Ganz anders stellt sich die Situation in Indiens Hauptstadt Delhi dar, die von den prekären Lebensumständen der Menschen in den Slums geprägt ist. So werden etwa Kinder aus drei Slums in Delhi eingeladen, in Lernzentren zu spielen und gemeinsam zu lernen. Parallel werden an den öffentlichen Schulen Managementsysteme eingeführt und Lehrer fortgebildet.

„Jeder Europäer, der nach Indien kommt, lernt Geduld, wenn er keine hat, und verliert sie, wenn er sie hat.“
Indisches Sprichwort 
Auch hier stehen zunächst bessere Schulkinderquoten und eine längere Verweildauer der Kinder in den Schulen im Vordergrund. Anders als in Bihar bietet man aber auch für Kinderarbeiter selbst, also die unmittelbar Betroffenen, Ausstiegslösungen an. Dazu zählen beispielsweise die Vermittlung weiterer Fertigkeiten und das Angebot von Alternativen zur Arbeit in Fabriken oder Restaurants. Dies erfolgt in Kinderclubs für 200 Kinderarbeiter zwischen 10 und 14 Jahren als Treffpunkt zum Lernen, Austausch zu Problemen bei der Arbeit oder in der Familie. Darüber hinaus werden junge Frauen zu Schneiderinnen ausgebildet, um aus der ersten Berufserfahrung der Kinderarbeit eine echte Erwachsenenperspektive zu entwickeln. 

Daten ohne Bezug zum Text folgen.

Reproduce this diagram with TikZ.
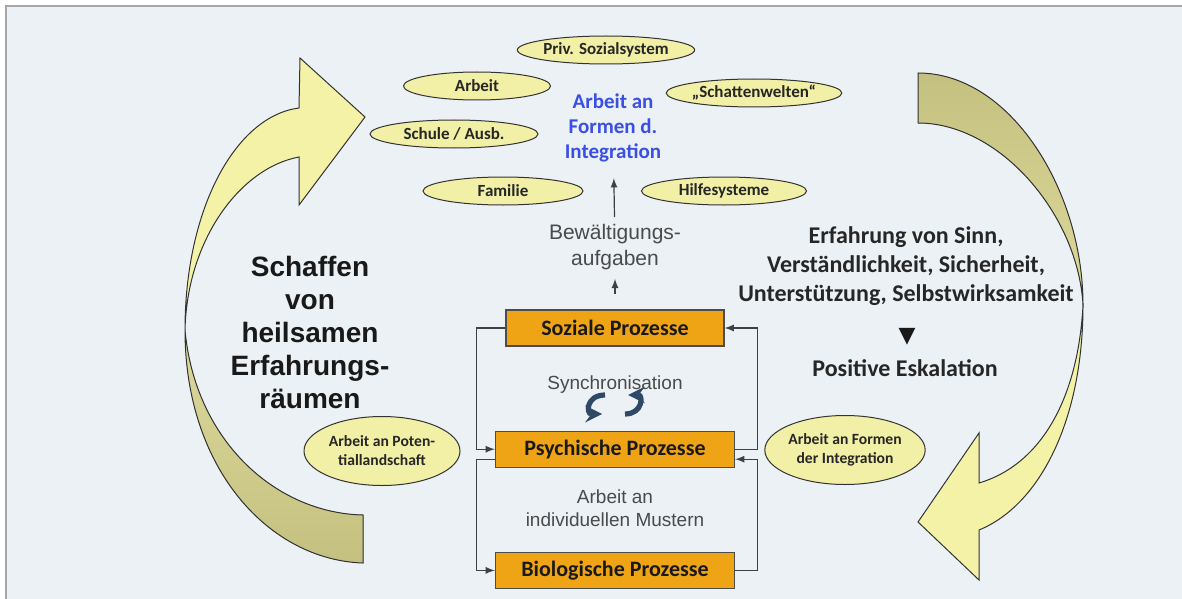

Otto Group: Engagement hat Tradition


Der neue Otto Group-Vorstandsvorsitzende Hans-Otto Schrader setzt mit diesem neuen entwicklungspolitischen Projekt den Weg seines Vorgängers Michael Otto fort. Der hat das Familienunternehmen in den letzten Dekaden nicht nur wirtschaftlich stark gemacht, sondern ihm auch ein klares ökologisches und soziales Profil verliehen. So gehört beispielsweise der Umweltschutz schon seit 1986 zum offiziellen Unternehmensziel - zu einer Zeit, als Begriffe wie Corporate Social Responsibility nicht einmal angedacht waren, und die Politik mit dem Brundtland-Report erste zögerliche Schritte in die Nachhaltigkeit startete.

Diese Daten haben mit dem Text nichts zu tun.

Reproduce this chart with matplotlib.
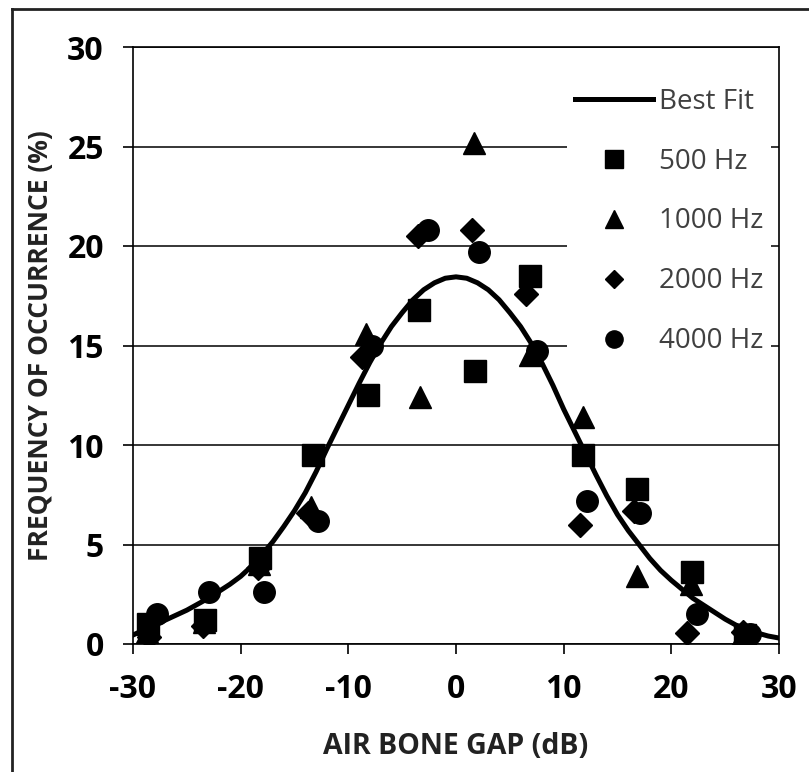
import matplotlib
matplotlib.use("Agg")
import matplotlib.pyplot as plt
from matplotlib.lines import Line2D

# best fit curve, every 1 dB
fit_x = list(range(-30, 31))
fit_y = [0.45, 0.7, 0.95, 1.2, 1.45, 1.7, 2.0, 2.3, 2.65, 3.0,
         3.4, 3.9, 4.5, 5.15, 5.9, 6.7, 7.6, 8.65, 9.8, 10.9,
         12.0, 13.1, 14.15, 15.1, 15.95, 16.65, 17.3, 17.8, 18.15, 18.38,
         18.45,
         18.38, 18.15, 17.8, 17.3, 16.65, 15.95, 15.1, 14.1, 13.0, 11.8,
         10.7, 9.6, 8.5, 7.45, 6.5, 5.7, 5.0, 4.3, 3.7, 3.2,
         2.75, 2.3, 1.95, 1.6, 1.25, 0.95, 0.75, 0.55, 0.4, 0.3]

# measured points per frequency
x500 = [-28.6, -23.3, -18.2, -13.3, -8.2, -3.4, 1.8, 6.9, 11.8, 16.8, 21.9, 26.8]
y500 = [1.0, 1.2, 4.3, 9.5, 12.5, 16.8, 13.7, 18.5, 9.5, 7.8, 3.6, 0.45]

x1000 = [-28.7, -23.4, -18.3, -13.5, -8.4, -3.3, 1.7, 6.9, 11.8, 16.8, 21.8, 26.5]
y1000 = [0.6, 1.1, 4.0, 6.9, 15.6, 12.4, 25.2, 14.5, 11.4, 3.4, 3.0, 0.3]

x2000 = [-28.5, -23.5, -18.4, -13.7, -8.7, -3.5, 1.5, 6.5, 11.5, 16.5, 21.5, 26.7]
y2000 = [0.35, 0.9, 3.8, 6.6, 14.4, 20.5, 20.8, 17.6, 6.0, 6.7, 0.55, 0.6]

x4000 = [-27.8, -22.9, -17.8, -12.8, -7.8, -2.6, 2.1, 7.5, 12.2, 17.1, 22.4, 27.3]
y4000 = [1.5, 2.6, 2.6, 6.2, 15.0, 20.8, 19.7, 14.7, 7.2, 6.6, 1.5, 0.5]

plt.rcParams["font.family"] = ["Open Sans", "DejaVu Sans"]
plt.rcParams["axes.unicode_minus"] = False

fig = plt.figure(figsize=(8.09, 7.72), dpi=100)
ax = fig.add_axes([133 / 809, 1 - 644 / 772, 646 / 809, 597 / 772])

ax.plot(fit_x, fit_y, color="black", lw=3.6, label="Best Fit", zorder=3)
ax.plot(x500, y500, "s", color="black", ms=15.5, label="500 Hz", zorder=4)
ax.plot(x1000, y1000, "^", color="black", ms=16, label="1000 Hz", zorder=4)
ax.plot(x2000, y2000, "D", color="black", ms=12, label="2000 Hz", zorder=4)
ax.plot(x4000, y4000, "o", color="black", ms=15.5, label="4000 Hz", zorder=4)

ax.set_xlim(-30, 30)
ax.set_ylim(0, 30)
ax.set_xticks(range(-30, 31, 10))
ax.set_yticks(range(0, 31, 5))
ax.yaxis.grid(True, color="black", lw=1.1)
ax.set_axisbelow(True)
for s in ax.spines.values():
    s.set_linewidth(1.2)
ax.tick_params(direction="out", length=7, width=1.2, pad=14, labelsize=23)
for lab in ax.get_xticklabels() + ax.get_yticklabels():
    lab.set_fontweight("bold")

leg = ax.legend(loc="upper left", bbox_to_anchor=(0.672, 0.946), fontsize=20,
                frameon=True, fancybox=False, framealpha=1, facecolor="white",
                edgecolor="white", handlelength=2.8, handletextpad=0.2,
                labelspacing=1.15, borderpad=0.3, markerscale=0.8, borderaxespad=0)
leg.get_frame().set_linewidth(0)
leg.set_zorder(2.2)
for t in leg.get_texts():
    t.set_color("#404040")

fig.text(456 / 809, 1 - 746 / 772, "AIR BONE GAP (dB)", ha="center", va="center",
         fontsize=20.5, fontweight="bold", color="#222222")
fig.text(41 / 809, 1 - 346 / 772, "FREQUENCY OF OCCURRENCE (%)", ha="center", va="center",
         rotation=90, fontsize=19, fontweight="bold", color="#222222")

# outer border of the image (cut off at right and bottom)
fig.add_artist(Line2D([12 / 809, 12 / 809], [0, 1 - 9 / 772], color="#222222", lw=2))
fig.add_artist(Line2D([12 / 809, 1], [1 - 9 / 772, 1 - 9 / 772], color="#222222", lw=2))

fig.savefig("out.png", dpi=100)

Als ein Unternehmen mit einem signifikanten Anteil an Textilprodukten ist das Thema Kinderarbeit für OTTO eine sehr konkrete Herausforderung. Viele Textilien werden in Niedriglohnländern hergestellt, und die Bedingungen der Produktion bleiben dabei nicht unproblematisch. Bei OTTO hat man hierzu daher eine klare Linie gezogen: Seit 1996 gibt es einen Verhaltenskodex für das Unternehmen und seine Zulieferer, der besagt, dass soziale Mindeststandards eingehalten werden müssen. Selbstverständlich sind Kinderarbeit und Sklaverei hier vollkommen ausgeschlossen. Mit Hilfe von Überprüfungen und Schulungen im Rahmen eines ausgefeilten Sozialmanagementsystems versucht die Otto Group, die Einhaltung des Verhaltenskodex zu gewährleisten und Fälle von Kinderarbeit auszuschließen. Doch wie sieht das in der Praxis aus? Schrader sagte dazu in der FAZ: „Unsere Zulieferer arbeiten mit Subunternehmen zusammen, die wiederum mit Subunternehmen zusammenarbeiten. Zwar verpflichten wir sie, auch bei den Subunternehmen unsere hohen Anforderungen an die sozialen Standards durchzusetzen. Aber eine hundertprozentige Sicherheit kann es nicht geben.“ Dem muss auch Barbara Küppers von terre des hommes aus ihrer alltäglichen Erfahrung heraus beipflichten: „Nicht einmal ein engagiertes Unternehmen wie Otto kann das garantieren“, so Küppers abschließend. Das jetzt angestoßene Bildungsprojekt soll helfen, das Problem zusätzlich zum regulären Sozialmanagement des Unternehmens auch auf einer tiefer liegenden, strukturellen Ebene anzugehen.